Il surveillait également le niveau de l'eau indiqué par un tube et la pression au manomètre. L'alimentation en eau devait autant que possible être fréquente (« peu et souvent »). Le niveau devait être suffisant pour éviter la fonte de bouchons-fusibles encastrés dans la partie supérieure du foyer ce qui éteint le feu ce qui s'appelait en jargon cheminot « planter un chou », panne infâmante suivie de sanction. Il fallait cependant éviter un niveau d'eau excessif pour ne pas faire baisser la pression et donc l'énergie[5].
À partir des années 1940, certaines locomotives étaient munies de dispositifs de chargement mécaniques appelés « stokers » allégeant ainsi la charge physique du chauffeur qui restait cependant présent pour surveiller l'état du feu et éventuellement ajouter manuellement quelques pelletées.
Le chauffeur partageait les conditions de travail du mécanicien auquel il était lié. Il travaillait jusque dans les années 1860, parfois au-delà, sur une plate-forme ouverte à tous vents sans abri et se protégeait par un passe-montagne, papiers de journaux entre deux couches de vêtements, abri frontal amovible sur la plateforme. Les journées de travail étaient très longues, limitées à 12 heures en 1864. Vers 1900, le temps de travail était de 90 heures pour 10 jours avec un seul grand repos de 24 heures.

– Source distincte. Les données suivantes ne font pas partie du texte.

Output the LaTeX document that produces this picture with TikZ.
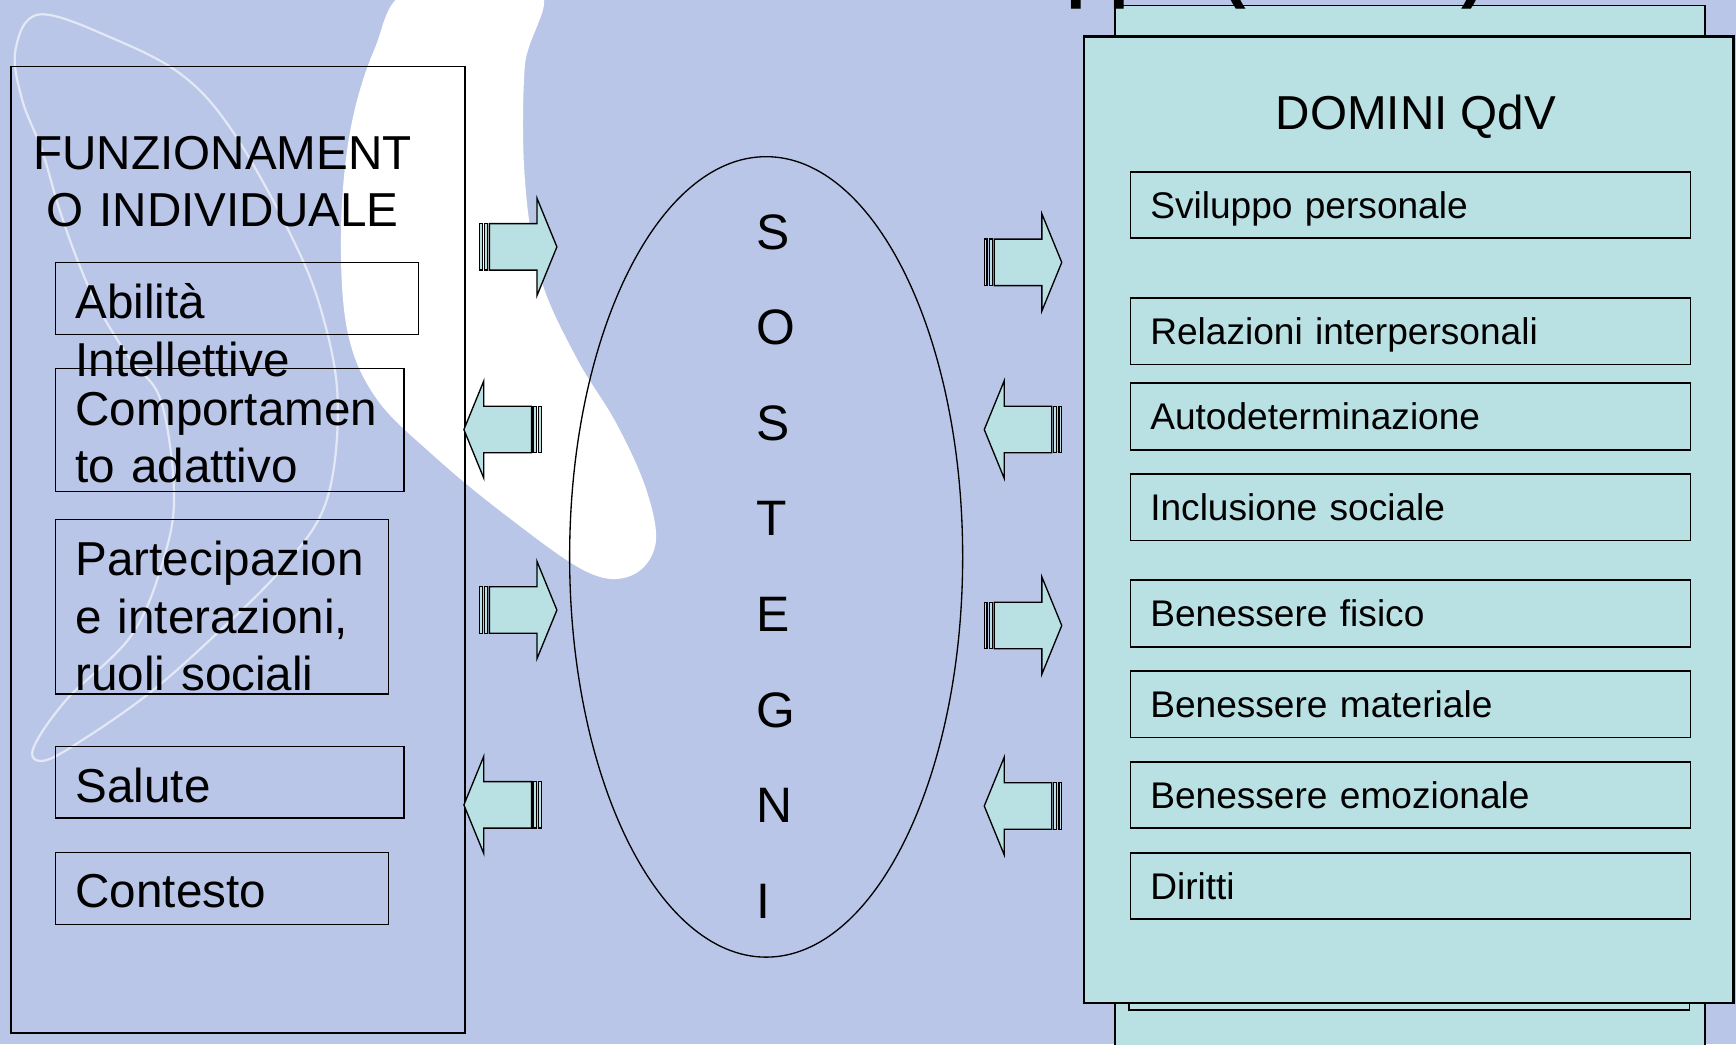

Le roulements comprenaient des étapes de nuit ou de jour dans des foyers en chambres à 2 lits (l'équipe de conduite étant inséparable). Les retours à domicile n'étaient pas quotidiens et le repos n'était pas forcément de nuit[6].
Le traitement du chauffeur inférieur à celui du mécanicien était cependant supérieur à celui des ouvriers des ateliers. De plus, l'équipe de conduite bénéficiait de primes, d'économie de charbon, d'huile de graissage, de régularité etc.
Le chauffeur de locomotive était généralement recruté parmi les meilleurs ouvriers des dépôts. À partir des années 1880, ceux-ci étaient formés dans les écoles d'apprentissage des compagnies puis de la SNCF. Après plusieurs mois ou plusieurs années dans l'atelier, monter sur une machine était vécu comme une promotion[a]. Après plusieurs années de conduite, le chauffeur pouvait être promu mécanicien.
Le chauffeur a disparu avec la fin des locomotives à vapeur, mais son métier comme assistant du mécanicien (anglais : secondman ; allemand : Beimann) a survécu en fonction du degré d'automatisation de l'exploitation ferroviaire et de la législation. Aux États-Unis, il a subsisté jusque dans les années 1980, à la suite de l’opposition du syndicat à l’abolition de ce poste ; en Allemagne, les trains ne sont plus conduits que par une seule personne depuis 1996.
En France, le mécanicien est plus couramment dénommé conducteur agent unique dans la cabine.
Le terme de chauffeur est spontanément repris pour désigner les conducteurs des premiers véhicules automobiles[7].